Sunumda Rapor ve TCMB başkanı bizlere enflasyon görünümüne dair gerçekçi bir tablo sundu. Dedi ki;
■ Haziran ayı itibarıyla aylık fiyat artışları yeniden güç kazanmıştır.
■ Enflasyonun 2023 sonunda yüzde 58 olarak gerçekleşeceğini tahmin ediyoruz. (Oysa TCMB 3 ay önce bize 2023 sonunda enflasyonun yüzde 22.3 olacağını söylemişti.)
■ Enflasyonun 2024 sonunda yüzde 33 olarak gerçekleşeceğini tahmin ediyoruz. (Oysa TCMB 3 ay önce bize 2024 sonunda enflasyonun yüzde 8.8 olacağını söylemişti.)
■ Enflasyonun 2025 sonunda yüzde 15 olarak gerçekleşeceğini tahmin ediyoruz. (Oysa TCMB 3 ay önce bize 2025 sonunda enflasyonun yüzde 5.0 olacağını söylemişti.)
Bu değerlendirmeler tam da Merkez Bankası’nın analiz kabiliyetine ilişkin kafalarda ciddi soru işaretlerinin oluştuğu bir zamanda geldi. Banka iki yıldır gelişmeleri öngöremediği ve ana ödevinde başarısız olduğu için eleştiriliyordu. Yeni başkanın ağzından gelen bu gerçekçi tespitler aslında durumun ne kadar vahim olduğunu gösterse de biz “Mazrufa değil, zarfa” odaklandık. En az birkaç yıl daha yüksek enflasyonla yaşayacak olmamız gerçeğini bir kenara koyduk; yaklaşımdaki şeffaf ve açıklık hoşumuza gitti.
Gaye Erkan’ın “Fiyat istikrarı, makro finansal istikrarın olmazsa olmazıdır… Tüm araçlarımızı enflasyon tekrar tek haneye ve orta vadeli hedefimize gerileyene kadar kararlılıkla kullanmaya devam edeceğiz” demesi bizlere güven verdi.

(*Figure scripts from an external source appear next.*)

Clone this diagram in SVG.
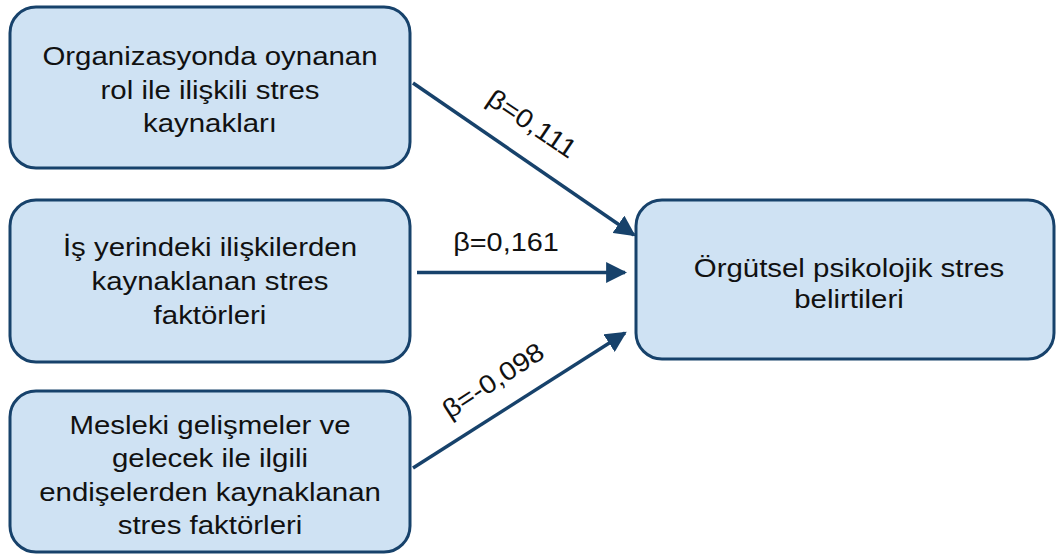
<svg xmlns="http://www.w3.org/2000/svg" width="1056" height="556" viewBox="0 0 1056 556">
<style>
.box{fill:#cfe2f3;stroke:#17426b;stroke-width:3}
.t{font-family:"Liberation Sans",Arial,sans-serif;font-size:26.5px;fill:#111;text-anchor:middle}
.lbl{font-family:"Liberation Sans",Arial,sans-serif;font-size:26px;fill:#111;text-anchor:middle}
.edge{stroke:#17426b;stroke-width:3.5;fill:none}
</style>
<defs>
<marker id="ah" viewBox="0 0 10 10" refX="9" refY="5" markerWidth="6" markerHeight="6" markerUnits="strokeWidth" orient="auto">
<path d="M0,0 L10,5 L0,10 z" fill="#17426b"/>
</marker>
</defs>
<rect width="1056" height="556" fill="#fff"/>
<g id="n1">
<rect class="box" x="10" y="7" width="400" height="161" rx="26"/>
<g transform="translate(210,0) scale(1.11,1)">
<text class="t" x="0" y="65">Organizasyonda oynanan</text>
<text class="t" x="0" y="99">rol ile ilişkili stres</text>
<text class="t" x="0" y="132">kaynakları</text>
</g>
</g>
<g id="n2">
<rect class="box" x="10" y="200" width="400" height="162" rx="26"/>
<g transform="translate(210,0) scale(1.11,1)">
<text class="t" x="0" y="256">İş yerindeki ilişkilerden</text>
<text class="t" x="0" y="290">kaynaklanan stres</text>
<text class="t" x="0" y="324">faktörleri</text>
</g>
</g>
<g id="n3">
<rect class="box" x="10" y="391" width="400" height="161" rx="26"/>
<g transform="translate(210,0) scale(1.11,1)">
<text class="t" x="0" y="434">Mesleki gelişmeler ve</text>
<text class="t" x="0" y="467">gelecek ile ilgili</text>
<text class="t" x="0" y="501">endişelerden kaynaklanan</text>
<text class="t" x="0" y="534">stres faktörleri</text>
</g>
</g>
<g id="n4">
<rect class="box" x="636" y="200" width="418" height="159" rx="26"/>
<g transform="translate(849,0) scale(1.11,1)">
<text class="t" x="0" y="277">Örgütsel psikolojik stres</text>
<text class="t" x="0" y="308">belirtileri</text>
</g>
</g>
<g id="edges">
<line class="edge" x1="413" y1="83" x2="634" y2="235" marker-end="url(#ah)"/>
<line class="edge" x1="417" y1="272.5" x2="625" y2="272.5" marker-end="url(#ah)"/>
<line class="edge" x1="413" y1="468" x2="625" y2="333" marker-end="url(#ah)"/>
<text class="lbl" transform="translate(527,131) rotate(34) scale(1.11,1)">β=0,111</text>
<text class="lbl" transform="translate(506,251) scale(1.11,1)">β=0,161</text>
<text class="lbl" transform="translate(498,388) rotate(-33) scale(1.11,1)">β=-0,098</text>
</g>
</svg>
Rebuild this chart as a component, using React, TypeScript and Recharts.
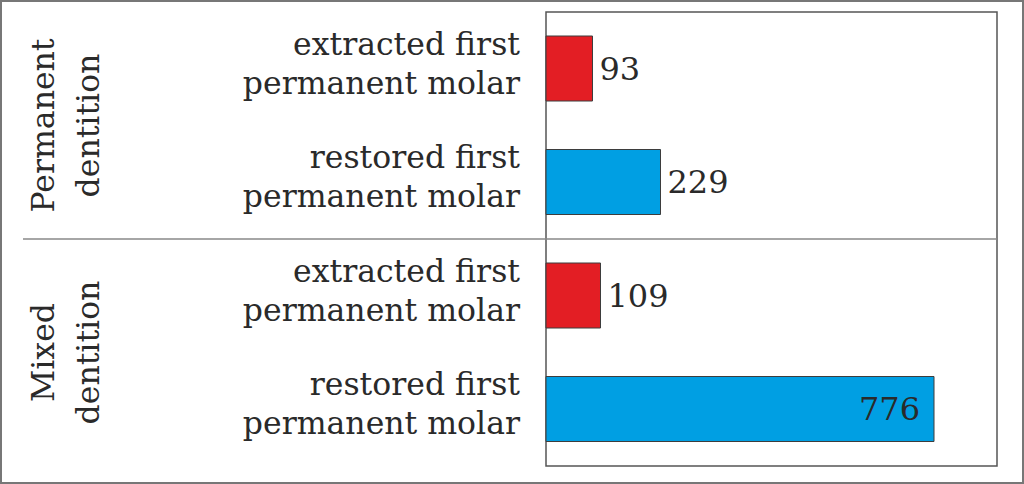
import React from 'react';
import { BarChart, Bar, XAxis, YAxis, Cell, LabelList, ReferenceArea } from 'recharts';

const keys = ['pe', 'pr', 'me', 'mr'];
const groups = ['Permanent dentition', 'Permanent dentition', 'Mixed dentition', 'Mixed dentition'];
const line1 = ['extracted first', 'restored first', 'extracted first', 'restored first'];
const line2 = ['permanent molar', 'permanent molar', 'permanent molar', 'permanent molar'];
const counts = [93, 229, 109, 776];
const kinds = ['extracted', 'restored', 'extracted', 'restored'];
const groupTitles = [['Permanent', 'dentition'], ['Mixed', 'dentition']];

const colors: Record<string, string> = { extracted: '#E31E24', restored: '#009FE3' };
const FONT = '"DejaVu Serif", serif';
const TEXT = '#2a2a2a';

const data = keys.map((k, i) => ({ key: k, group: groups[i], l1: line1[i], l2: line2[i], value: counts[i], kind: kinds[i] }));

const W = 1024;
const H = 484;
const M = { top: 12, right: 27, bottom: 18, left: 0 };
const AXIS_W = 546;

const Tick = (props: any) => {
  const { x, y, index } = props;
  const d = data[index];
  if (!d) return null;
  return (
    <text x={x} y={y} textAnchor="end" fontFamily={FONT} fontSize={31.5} fill={TEXT}>
      <tspan x={x} y={y - 14}>{d.l1}</tspan>
      <tspan x={x} y={y + 25}>{d.l2}</tspan>
    </text>
  );
};

const ValueLabel = (props: any) => {
  const { x, y, width, height, value } = props;
  const inside = value > 600;
  const tx = inside ? x + width - 14 : x + width + 7;
  return (
    <text x={tx} y={y + height / 2 + 11} textAnchor={inside ? 'end' : 'start'} fontFamily={FONT} fontSize={32} fill={TEXT}>
      {value}
    </text>
  );
};

export default function App() {
  const plotTop = M.top;
  const plotBottom = H - M.bottom;
  const band = (plotBottom - plotTop) / data.length;
  const divY = plotTop + band * 2;
  const plotRight = W - M.right;
  const groupCenters = [(plotTop + divY) / 2, (divY + plotBottom) / 2];
  return (
    <div style={{ position: 'absolute', left: 0, top: 0, width: W, height: H }}>
      <BarChart width={W} height={H} data={data} layout="vertical" margin={M}>
        <XAxis type="number" domain={[0, 902]} hide />
        <YAxis
          type="category"
          dataKey="key"
          width={AXIS_W}
          tickLine={false}
          tickSize={0}
          tickMargin={26}
          axisLine={false}
          tick={<Tick />}
          interval={0}
        />
        <ReferenceArea x1={0} x2={902} fill="none" stroke="#555" strokeWidth={1.5} ifOverflow="visible" />
        <Bar dataKey="value" barSize={65} stroke="#3d3d3d" strokeWidth={1} isAnimationActive={false}>
          {data.map((d) => (
            <Cell key={d.key} fill={colors[d.kind]} />
          ))}
          <LabelList dataKey="value" content={<ValueLabel />} />
        </Bar>
      </BarChart>
      <svg width={W} height={H} style={{ position: 'absolute', left: 0, top: 0, pointerEvents: 'none' }}>
        <rect x={1} y={1} width={W - 2} height={H - 2} fill="none" stroke="#777" strokeWidth={2} />
        <line x1={23} x2={plotRight} y1={divY} y2={divY} stroke="#888" strokeWidth={1.5} />
        {groupTitles.map((t, gi) => (
          <text
            key={gi}
            transform={`translate(0, ${groupCenters[gi]}) rotate(-90)`}
            textAnchor="middle"
            fontFamily={FONT}
            fontSize={31.5}
            fill={TEXT}
          >
            <tspan x={0} y={54}>{t[0]}</tspan>
            <tspan x={0} y={99}>{t[1]}</tspan>
          </text>
        ))}
      </svg>
    </div>
  );
}
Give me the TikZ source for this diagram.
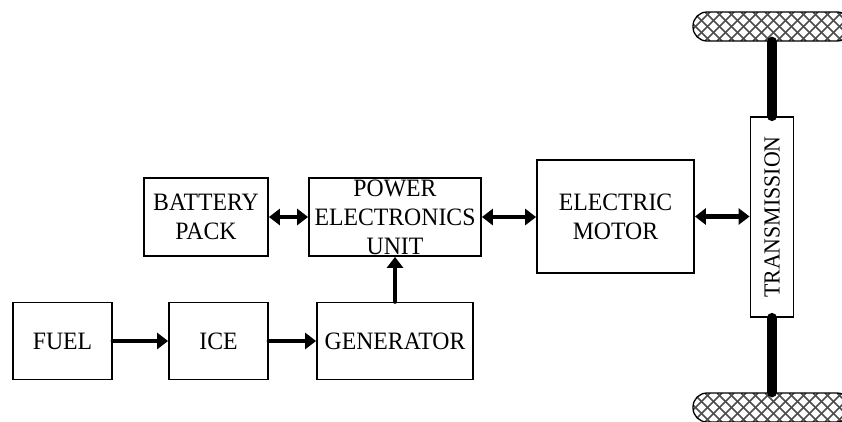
\documentclass[tikz,border=0pt]{standalone}
\usepackage{fontspec}
\setmainfont[FakeStretch=0.95]{Liberation Serif}
\usetikzlibrary{arrows.meta}
\begin{document}
\begin{tikzpicture}[x=1pt,y=-1pt,
  blk/.style={draw, line width=1.8pt, inner sep=0pt, align=center,
    font=\fontsize{25}{29}\selectfont},
  arr/.style={line width=4.5pt, line cap=round, -{Triangle[length=11pt,width=16pt]}},
  darr/.style={line width=4.5pt, {Triangle[length=11pt,width=16pt]}-{Triangle[length=11pt,width=16pt]}},
  shaft/.style={line width=10pt, line cap=round},
  wheel/.style={draw, line width=1.3pt, rounded corners=14pt, inner sep=0pt,
    minimum width=158pt, minimum height=29pt,
    path picture={
      \foreach \k in {-4,...,15}{
        \draw[line width=1.5pt, black!70]
          ([xshift=\k*12pt]path picture bounding box.south west) -- ++(29pt,29pt);
        \draw[line width=1.5pt, black!70]
          ([xshift=\k*12pt]path picture bounding box.north west) -- ++(29pt,-29pt);
      }}}
]
\useasboundingbox (0,0) rectangle (842,421);

\node[blk, minimum width=99pt, minimum height=77pt] (fuel) at (62.5,341) {FUEL};
\node[blk, minimum width=99pt, minimum height=77pt] (ice) at (218.5,341) {ICE};
\node[blk, minimum width=156pt, minimum height=77pt] (gen) at (395,341) {GENERATOR};
\node[blk, minimum width=124pt, minimum height=78pt] (bat) at (206,217) {BATTERY\\PACK};
\node[blk, minimum width=172pt, minimum height=78pt] (peu) at (395,217) {POWER\\ELECTRONICS\\UNIT};
\node[blk, minimum width=157pt, minimum height=113pt] (em) at (615.5,216.5) {ELECTRIC\\MOTOR};
\node[blk, minimum width=43pt, minimum height=200pt] (tr) at (772,217) {};
\node[rotate=90, inner sep=0pt, font=\fontsize{23}{26}\selectfont] (trtext) at (tr.center) {TRANSMISSION};

\node[wheel] (wtop) at (772,26.5) {};
\node[wheel] (wbot) at (772,407.5) {};

\draw[shaft] (wtop.south) -- (tr.north);
\draw[shaft] (tr.south) -- (wbot.north);

\draw[arr] (fuel.east) -- (ice.west);
\draw[arr] (ice.east) -- (gen.west);
\draw[arr] (gen.north) -- (peu.south);
\draw[darr] (bat.east) -- (peu.west);
\draw[darr] (peu.east) -- (peu.east -| em.west);
\draw[darr] (em.east) -- (em.east -| tr.west);
\end{tikzpicture}
\end{document}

Ağbal da aynısını yapmıştı
Benzer bir yaklaşımı bundan 2.5 yıl önce zamanın TCMB Başkanı Naci Ağbal 2021’in ilk Enflasyon Raporu’nu sunarken de görmüştük. Ağbal “Enflasyonun mevcut seviyesi ve yukarı yönlü riskler bir arada değerlendirildiğinde yüzde 5 hedefimizden oldukça uzakta bir noktadayız” diyerek gerçekçi bir durum tespiti yapmıştı. Ağbal sunumunda, “Hedef varmak amacıyla 2021 yılında enflasyon hedeflemesi rejimini tüm unsurlarıyla kararlı bir şekilde uygulayacağız. Para politikasındaki sıkı ve ihtiyatlı duruşumuz, yüzde 5 hedefine ulaşacağımız 2023 yılına kadar, uzun bir süre kararlılıkla sürdürülecektir” dediğinde umutlanmıştık.
Ama Ağbal’ın görevdeki ömrü uzun sürmemişti. Umarım Gaye Erkan’ınki uzun olur. Her ne kadar enflasyona karşı şu ana kadar Merkez Bankası’nın attığı adımların ortaya konulan tabloya göre zayıf kaldığını düşünsem de değerlendirmelerin ve analizlerin doğru ve gerçekçi olması, atılan adımların yönünün doğruluğu umut veriyor.